__Your instructions__
Retype nothing except the lines below from the one with "Clone this chart" through the one with "import * as", exactly, with images left out.

__Record excerpts__
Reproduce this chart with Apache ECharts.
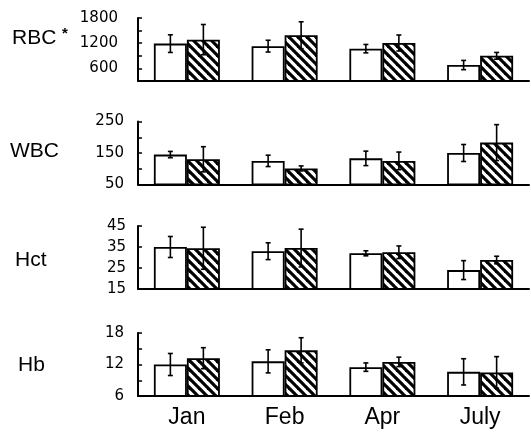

...

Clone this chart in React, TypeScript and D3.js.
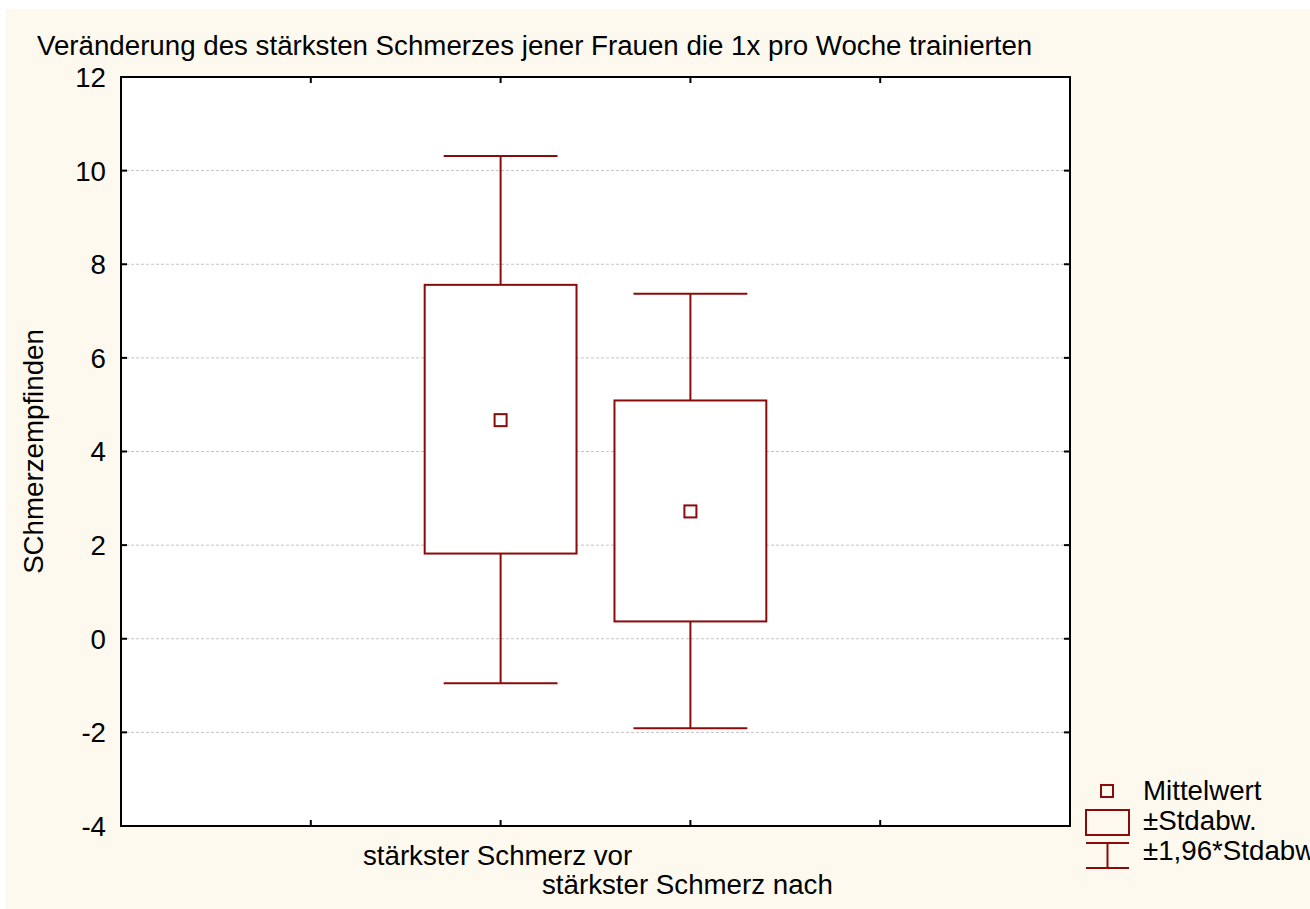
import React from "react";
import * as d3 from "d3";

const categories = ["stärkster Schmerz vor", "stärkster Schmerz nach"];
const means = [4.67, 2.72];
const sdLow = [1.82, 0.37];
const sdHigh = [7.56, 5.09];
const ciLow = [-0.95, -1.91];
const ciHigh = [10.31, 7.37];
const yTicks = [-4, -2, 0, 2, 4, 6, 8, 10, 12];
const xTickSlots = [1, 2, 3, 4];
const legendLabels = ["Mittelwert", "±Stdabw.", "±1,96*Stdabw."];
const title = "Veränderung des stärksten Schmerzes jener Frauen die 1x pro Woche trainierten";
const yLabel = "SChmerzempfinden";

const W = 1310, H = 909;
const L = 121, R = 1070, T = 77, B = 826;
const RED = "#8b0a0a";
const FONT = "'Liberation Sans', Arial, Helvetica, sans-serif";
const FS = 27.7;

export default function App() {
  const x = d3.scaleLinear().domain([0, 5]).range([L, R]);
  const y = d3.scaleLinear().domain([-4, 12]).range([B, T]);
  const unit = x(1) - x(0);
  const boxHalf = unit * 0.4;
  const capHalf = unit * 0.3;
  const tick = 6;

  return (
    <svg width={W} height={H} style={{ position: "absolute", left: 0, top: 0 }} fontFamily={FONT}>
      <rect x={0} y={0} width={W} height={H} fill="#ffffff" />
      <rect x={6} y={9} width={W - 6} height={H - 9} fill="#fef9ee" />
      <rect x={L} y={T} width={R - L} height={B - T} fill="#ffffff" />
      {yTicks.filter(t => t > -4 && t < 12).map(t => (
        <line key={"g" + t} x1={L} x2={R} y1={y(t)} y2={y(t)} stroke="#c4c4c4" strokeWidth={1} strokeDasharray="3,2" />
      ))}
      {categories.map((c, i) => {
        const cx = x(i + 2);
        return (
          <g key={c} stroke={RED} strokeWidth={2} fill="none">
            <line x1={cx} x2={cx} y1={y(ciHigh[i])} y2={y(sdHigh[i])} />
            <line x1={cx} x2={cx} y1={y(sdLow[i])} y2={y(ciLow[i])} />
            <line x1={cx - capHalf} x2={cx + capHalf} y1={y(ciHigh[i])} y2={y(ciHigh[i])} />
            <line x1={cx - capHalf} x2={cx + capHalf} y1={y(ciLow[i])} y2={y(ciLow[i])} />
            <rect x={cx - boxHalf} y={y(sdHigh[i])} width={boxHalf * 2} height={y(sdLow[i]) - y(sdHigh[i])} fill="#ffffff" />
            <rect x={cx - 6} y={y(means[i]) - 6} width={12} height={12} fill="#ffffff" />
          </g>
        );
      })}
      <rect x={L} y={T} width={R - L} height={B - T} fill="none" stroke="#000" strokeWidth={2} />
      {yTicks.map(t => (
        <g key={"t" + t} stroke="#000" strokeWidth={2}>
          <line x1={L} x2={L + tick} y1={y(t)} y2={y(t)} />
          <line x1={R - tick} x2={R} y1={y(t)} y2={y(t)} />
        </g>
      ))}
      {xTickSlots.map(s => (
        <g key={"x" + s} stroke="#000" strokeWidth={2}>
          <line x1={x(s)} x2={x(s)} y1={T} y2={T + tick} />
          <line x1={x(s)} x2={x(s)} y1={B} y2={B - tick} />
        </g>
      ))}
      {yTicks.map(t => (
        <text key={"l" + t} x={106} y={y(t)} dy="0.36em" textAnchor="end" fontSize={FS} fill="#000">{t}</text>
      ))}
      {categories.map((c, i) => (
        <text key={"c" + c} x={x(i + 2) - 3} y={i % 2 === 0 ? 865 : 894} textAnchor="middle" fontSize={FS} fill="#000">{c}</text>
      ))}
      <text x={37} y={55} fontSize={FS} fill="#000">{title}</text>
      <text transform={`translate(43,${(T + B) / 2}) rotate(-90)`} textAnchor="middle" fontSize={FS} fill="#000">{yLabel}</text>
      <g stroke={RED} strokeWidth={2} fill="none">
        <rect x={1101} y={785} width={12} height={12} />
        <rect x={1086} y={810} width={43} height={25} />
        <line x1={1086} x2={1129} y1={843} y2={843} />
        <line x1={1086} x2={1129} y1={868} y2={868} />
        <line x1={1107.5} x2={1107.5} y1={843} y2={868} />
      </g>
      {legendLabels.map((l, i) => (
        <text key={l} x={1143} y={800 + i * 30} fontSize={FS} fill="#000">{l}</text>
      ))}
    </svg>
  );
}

__Answer for this exercise__
Clone this chart in React, TypeScript and D3.js.
import React from "react";
import * as d3 from "d3";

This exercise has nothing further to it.